Mortgage stress drops after first RBA rate cut in February

The latest data from Australian research firm, Roy Morgan, has indicated that the number of mortgage holders ‘At Risk’ of mortgage stress has declined for the second consecutive month by 1.2 per cent, following the Reserve Bank of Australia’s (RBA’s) first policy easing decision in over four years.
After the RBA’s 0.25 per cent rate cut to 4.1 per cent in February, the share of mortgage holders considered by Roy Morgan to be ‘At Risk’ of mortgage stress dropped to 26.5 per cent in March (1,451,000) – its lowest point recorded in just under two years.
While the number of Australian mortgage holders deemed ‘At Risk’ of mortgage stress has jumped by 644,000 since the RBA first commenced their monetary tightening cycle in May 2022, new predictive modelling conducted by Roy Morgan suggests that this number would decrease in alignment with further interest rate reductions by the RBA.
If a 0.25 per cent decrease is announced at the next RBA board meeting in May, the number of ‘At Risk’ mortgage holders would fall by 13,000 or 0.3 per cent to 1,438,000; a further 0.2 per cent or 14,000 mortgages are projected to drop out of the ‘At Risk’ segment in June.
“After increasing for three straight months from October, the RBA’s decision to reduce interest rates by +0.25% to 4.1% in mid-February has now led to back-to-back monthly reductions in mortgage stress which is now at its lowest since June 2023 – when interest rates were first increased to 4.1%,” Michele Levine, CEO of Roy Morgan, said.
“Nevertheless, the figures for March 2025 represent an increase of 644,000 considered ‘At Risk’ since the RBA began raising interest rates nearly three years ago in May 2022. “The latest ABS monthly inflation estimates for February 2025 showed annual inflation at 2.4%, down 0.1% from January and just under the mid-point of the RBA’s preferred target range of 2-3%.
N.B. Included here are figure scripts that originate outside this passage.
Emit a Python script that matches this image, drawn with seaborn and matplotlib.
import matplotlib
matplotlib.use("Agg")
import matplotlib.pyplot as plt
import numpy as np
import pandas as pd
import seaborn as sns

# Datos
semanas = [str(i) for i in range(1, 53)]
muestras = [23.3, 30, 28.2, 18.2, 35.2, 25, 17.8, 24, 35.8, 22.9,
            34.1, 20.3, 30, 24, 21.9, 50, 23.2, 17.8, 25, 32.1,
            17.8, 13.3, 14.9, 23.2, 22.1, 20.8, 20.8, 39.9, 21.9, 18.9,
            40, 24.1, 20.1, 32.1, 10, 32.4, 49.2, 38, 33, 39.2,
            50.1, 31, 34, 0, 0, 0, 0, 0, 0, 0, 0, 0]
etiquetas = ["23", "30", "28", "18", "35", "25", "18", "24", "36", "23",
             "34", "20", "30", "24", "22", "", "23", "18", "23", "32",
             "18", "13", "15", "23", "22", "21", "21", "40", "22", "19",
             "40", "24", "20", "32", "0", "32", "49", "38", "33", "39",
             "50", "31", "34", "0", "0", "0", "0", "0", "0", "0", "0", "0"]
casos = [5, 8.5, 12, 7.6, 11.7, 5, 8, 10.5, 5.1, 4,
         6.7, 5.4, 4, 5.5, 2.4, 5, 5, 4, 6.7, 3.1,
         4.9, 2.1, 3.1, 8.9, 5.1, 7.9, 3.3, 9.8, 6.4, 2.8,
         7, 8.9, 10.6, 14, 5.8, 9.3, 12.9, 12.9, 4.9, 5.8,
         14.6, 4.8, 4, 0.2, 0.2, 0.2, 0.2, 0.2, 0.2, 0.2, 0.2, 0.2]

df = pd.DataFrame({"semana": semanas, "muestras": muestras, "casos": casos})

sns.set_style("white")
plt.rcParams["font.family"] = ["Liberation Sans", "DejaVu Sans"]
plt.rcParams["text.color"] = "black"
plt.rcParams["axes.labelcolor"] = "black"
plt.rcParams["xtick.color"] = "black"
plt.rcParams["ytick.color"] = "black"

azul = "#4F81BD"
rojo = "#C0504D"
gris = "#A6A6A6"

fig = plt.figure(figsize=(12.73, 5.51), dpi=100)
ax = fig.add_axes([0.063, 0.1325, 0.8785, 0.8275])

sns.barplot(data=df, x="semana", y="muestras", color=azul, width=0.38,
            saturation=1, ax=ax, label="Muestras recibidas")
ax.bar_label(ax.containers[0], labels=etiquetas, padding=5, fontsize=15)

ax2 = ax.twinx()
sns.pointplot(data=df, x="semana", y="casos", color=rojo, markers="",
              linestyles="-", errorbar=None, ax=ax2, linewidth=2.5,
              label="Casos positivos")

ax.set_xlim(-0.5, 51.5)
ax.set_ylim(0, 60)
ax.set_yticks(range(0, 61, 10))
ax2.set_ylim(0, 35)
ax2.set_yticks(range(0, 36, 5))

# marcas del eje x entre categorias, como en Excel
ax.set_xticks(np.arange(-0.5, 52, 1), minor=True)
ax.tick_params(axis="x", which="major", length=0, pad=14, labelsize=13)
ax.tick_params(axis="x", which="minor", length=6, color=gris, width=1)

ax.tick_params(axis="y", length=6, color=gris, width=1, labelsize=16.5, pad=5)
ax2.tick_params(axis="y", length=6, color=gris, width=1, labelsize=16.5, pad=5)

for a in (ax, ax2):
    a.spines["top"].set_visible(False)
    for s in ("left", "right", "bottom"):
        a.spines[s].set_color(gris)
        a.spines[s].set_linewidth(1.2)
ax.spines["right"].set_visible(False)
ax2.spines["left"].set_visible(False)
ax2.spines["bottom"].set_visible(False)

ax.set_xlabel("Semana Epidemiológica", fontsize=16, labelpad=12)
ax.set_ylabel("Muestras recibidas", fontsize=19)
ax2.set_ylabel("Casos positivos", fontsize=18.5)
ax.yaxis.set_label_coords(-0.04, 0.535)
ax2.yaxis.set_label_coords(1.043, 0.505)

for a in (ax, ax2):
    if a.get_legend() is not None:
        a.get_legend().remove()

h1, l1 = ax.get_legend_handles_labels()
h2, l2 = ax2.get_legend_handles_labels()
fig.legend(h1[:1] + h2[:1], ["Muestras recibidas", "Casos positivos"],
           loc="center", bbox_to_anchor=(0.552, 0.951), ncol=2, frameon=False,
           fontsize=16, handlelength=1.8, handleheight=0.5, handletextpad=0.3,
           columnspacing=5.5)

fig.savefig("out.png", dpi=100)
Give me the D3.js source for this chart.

“This is the seventh straight month the official inflation estimates have been within the RBA’s preferred target range of 2-3% and is the driving factor behind the RBA’s decision to lower interest rates in mid-February. Even better news for those under mortgage stress is that so-called ‘core inflation’, also known as the ‘trimmed mean’, dropped into the RBA target range of 2-3% for the first time in December 2024 (2.7%) and remains there at 2.7% in February 2025.
“The signs are good there will be further interest rate cuts in the months ahead, as long as official estimates of inflation stay within the 2-3% target range. For these reasons we have modelled the impact on mortgage stress of a cut to interest rates of +0.25% in May to 3.85%.”
The data also revealed that the number of mortgage holders considered ‘Extremely At Risk’ of mortgage stress sits at 990,000 or 18.5 per cent, well above the long-term average over the last decade (14.7 per cent).
“It is important to appreciate that interest rates are only one of the variables that determines whether a mortgage holder is considered ‘At Risk’ – the largest impact on whether a borrower falls into the ‘At Risk’ category is related to household income – which is directly related to employment,” Levine said.
“The employment market has been strong over the last two years (the latest Roy Morgan estimates show over 900,000 new jobs created compared to April 2022) and this has provided support to household incomes which have helped to moderate levels of mortgage stress over the last year.”